**Objective:**
Print only the lines from the top of the data through the line with "changeVcprd, changeMesa, changeResto];", both included, skipping every picture.

**Stored data:**
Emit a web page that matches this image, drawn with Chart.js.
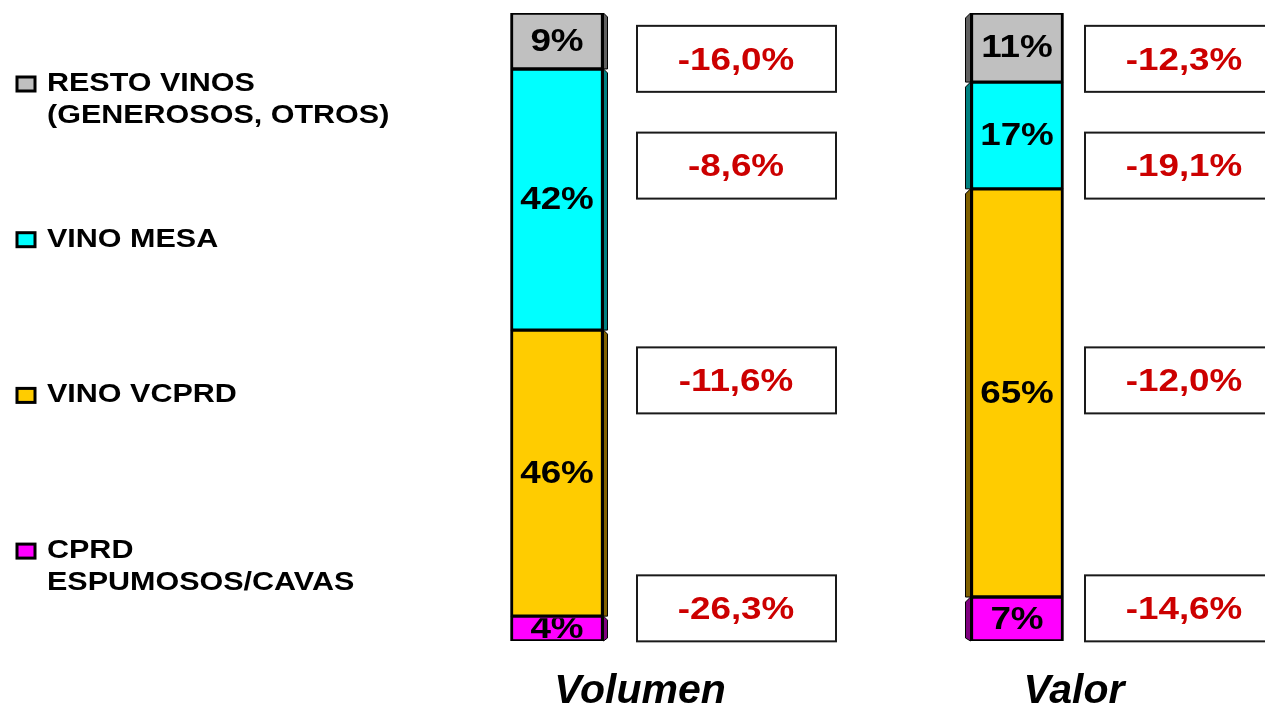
<!DOCTYPE html>
<html>
    <head>
        <meta charset="utf-8">
        <script src="https://cdn.jsdelivr.net/npm/chart.js@4.4.1/dist/chart.umd.min.js"></script>
        <style>
            body { margin: 0; background: #ffffff; }
        </style>
    </head>
    <body>
        <canvas id="myChart" width="1265" height="709"></canvas>
    </body>
    <script type="text/javascript">
        // categories (x) and series, bottom of the stack first
        var categories = ['Volumen', 'Valor'];
        var seriesNames = [
            ['CPRD', 'ESPUMOSOS/CAVAS'],
            ['VINO VCPRD'],
            ['VINO MESA'],
            ['RESTO VINOS', '(GENEROSOS, OTROS)']
        ];
        // share of each segment, %
        var shareCava = [4, 7];
        var shareVcprd = [46, 65];
        var shareMesa = [42, 17];
        var shareResto = [9, 11];
        // change vs previous year, %
        var changeCava = [-26.3, -14.6];
        var changeVcprd = [-11.6, -12.0];
        var changeMesa = [-8.6, -19.1];
        var changeResto = [-16.0, -12.3];

        var shares = [shareCava, shareVcprd, shareMesa, shareResto];
        var changes = [changeCava, changeVcprd, changeMesa, changeResto];

        // styling / layout
        var colours = ['#FF00FF', '#FFCC00', '#00FFFF', '#C0C0C0'];
        var sideColours = ['#800080', '#806000', '#008080', '#606060'];
        var sideDepth = [4, -5];            // 3d side: right on first bar, left on second
        var boxCentre = [5.2, 41.5, 75.7, 92.7]; // y of the change boxes, in axis units
        var boxOffset = [80, 68];           // box left edge from bar centre
        var titleOffset = [83, 57];         // category title centre from bar centre
        var FONT = '"Liberation Sans", Arial, sans-serif';

        // 100% stacked: each column scaled to its own total
        var totals = categories.map(function (c, i) {
            var t = 0;
            shares.forEach(function (s) { t += s[i]; });
            return t;
        });

        var dataSets = shares.map(function (s, k) {
            return {
                label: seriesNames[k].join(' '),
                data: s.map(function (v, i) { return v / totals[i] * 100; }),
                backgroundColor: colours[k],
                borderColor: '#000000',
                borderWidth: { left: 3, right: 3, top: 2, bottom: 2 },
                borderSkipped: false,
                barThickness: 93
            };
        });

        function wideText(ctx, text, x, y, sx) {
            ctx.save();
            ctx.translate(x, y);
            ctx.scale(sx, 1);
            ctx.fillText(text, 0, 0);
            ctx.restore();
        }

        var sidePlugin = {
            id: 'sides',
            beforeDatasetsDraw: function (chart) {
                var ctx = chart.ctx;
                chart.data.datasets.forEach(function (ds, k) {
                    chart.getDatasetMeta(k).data.forEach(function (bar, i) {
                        var d = sideDepth[i];
                        var edge = d > 0 ? bar.x + bar.width / 2 : bar.x - bar.width / 2;
                        var top = bar.y, bottom = bar.base;
                        ctx.save();
                        ctx.beginPath();
                        ctx.moveTo(edge, top);
                        ctx.lineTo(edge + d, top + Math.abs(d));
                        ctx.lineTo(edge + d, bottom - (k === 0 ? 3 : 0));
                        ctx.lineTo(edge, bottom);
                        ctx.closePath();
                        ctx.fillStyle = sideColours[k];
                        ctx.fill();
                        ctx.strokeStyle = '#000000';
                        ctx.lineWidth = 1;
                        ctx.stroke();
                        ctx.restore();
                    });
                });
            }
        };

        var labelPlugin = {
            id: 'labels',
            afterDatasetsDraw: function (chart) {
                var ctx = chart.ctx;
                var yScale = chart.scales.y;
                var xScale = chart.scales.x;
                // percentages inside the segments
                chart.data.datasets.forEach(function (ds, k) {
                    chart.getDatasetMeta(k).data.forEach(function (bar, i) {
                        var left = bar.x - bar.width / 2 + 3, right = bar.x + bar.width / 2 - 3;
                        var top = bar.y + 2, bottom = bar.base - 2;
                        ctx.save();
                        ctx.beginPath();
                        ctx.rect(left, top, right - left, bottom - top);
                        ctx.clip();
                        ctx.fillStyle = '#000000';
                        ctx.font = 'bold 32px ' + FONT;
                        ctx.textAlign = 'center';
                        ctx.textBaseline = 'middle';
                        wideText(ctx, shares[k][i] + '%', bar.x, (bar.y + bar.base) / 2 + 1, 1.15);
                        ctx.restore();
                    });
                });
                // change boxes
                categories.forEach(function (c, i) {
                    var bx = xScale.getPixelForValue(i) + boxOffset[i];
                    changes.forEach(function (ch, k) {
                        var cy = yScale.getPixelForValue(boxCentre[k]);
                        ctx.save();
                        ctx.fillStyle = '#ffffff';
                        ctx.fillRect(bx, cy - 33, 199, 66);
                        ctx.strokeStyle = '#1a1a1a';
                        ctx.lineWidth = 2;
                        ctx.strokeRect(bx, cy - 33, 199, 66);
                        ctx.fillStyle = '#CC0000';
                        ctx.font = 'bold 32px ' + FONT;
                        ctx.textAlign = 'center';
                        ctx.textBaseline = 'middle';
                        var txt = ch[i].toFixed(1).replace('.', ',') + '%';
                        wideText(ctx, txt, bx + 99, cy + 2, 1.15);
                        ctx.restore();
                    });
                    // category title
                    ctx.save();
                    ctx.fillStyle = '#000000';
                    ctx.font = 'italic bold 41px ' + FONT;
                    ctx.textAlign = 'center';
                    ctx.textBaseline = 'alphabetic';
                    ctx.fillText(c, xScale.getPixelForValue(i) + titleOffset[i], 703);
                    ctx.restore();
                });
                // legend, top series first
                ctx.save();
                ctx.font = 'bold 25px ' + FONT;
                ctx.textAlign = 'left';
                ctx.textBaseline = 'middle';
                for (var n = 0; n < seriesNames.length; n++) {
                    var k = seriesNames.length - 1 - n;
                    var y0 = 84 + n * 155.7;
                    ctx.fillStyle = colours[k];
                    ctx.fillRect(17, y0 - 7, 18, 14);
                    ctx.strokeStyle = '#000000';
                    ctx.lineWidth = 3;
                    ctx.strokeRect(17, y0 - 7, 18, 14);
                    ctx.fillStyle = '#000000';
                    seriesNames[k].forEach(function (line, j) {
                        wideText(ctx, line, 47, y0 + j * 32, 1.22);
                    });
                }
                ctx.restore();
            }
        };

        var ctx = document.getElementById('myChart').getContext('2d');
        var chart = new Chart(ctx, {
            type: 'bar',
            data: {
                labels: categories,
                datasets: dataSets
            },
            options: {
                responsive: false,
                animation: false,
                layout: {
                    padding: { left: 327, right: 18, top: 13, bottom: 68 }
                },
                plugins: {
                    legend: { display: false },
                    tooltip: { enabled: false }
                },
                scales: {
                    x: { stacked: true, display: false },
                    y: { stacked: true, display: false, min: 0, max: 100 }
                }
            },
            plugins: [sidePlugin, labelPlugin]
        });
    </script>
</html>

**Answer for the task:**
Emit a web page that matches this image, drawn with Chart.js.
<!DOCTYPE html>
<html>
    <head>
        <meta charset="utf-8">
        <script src="https://cdn.jsdelivr.net/npm/chart.js@4.4.1/dist/chart.umd.min.js"></script>
        <style>
            body { margin: 0; background: #ffffff; }
        </style>
    </head>
    <body>
        <canvas id="myChart" width="1265" height="709"></canvas>
    </body>
    <script type="text/javascript">
        // categories (x) and series, bottom of the stack first
        var categories = ['Volumen', 'Valor'];
        var seriesNames = [
            ['CPRD', 'ESPUMOSOS/CAVAS'],
            ['VINO VCPRD'],
            ['VINO MESA'],
            ['RESTO VINOS', '(GENEROSOS, OTROS)']
        ];
        // share of each segment, %
        var shareCava = [4, 7];
        var shareVcprd = [46, 65];
        var shareMesa = [42, 17];
        var shareResto = [9, 11];
        // change vs previous year, %
        var changeCava = [-26.3, -14.6];
        var changeVcprd = [-11.6, -12.0];
        var changeMesa = [-8.6, -19.1];
        var changeResto = [-16.0, -12.3];

        var shares = [shareCava, shareVcprd, shareMesa, shareResto];
        var changes = [changeCava, changeVcprd, changeMesa, changeResto];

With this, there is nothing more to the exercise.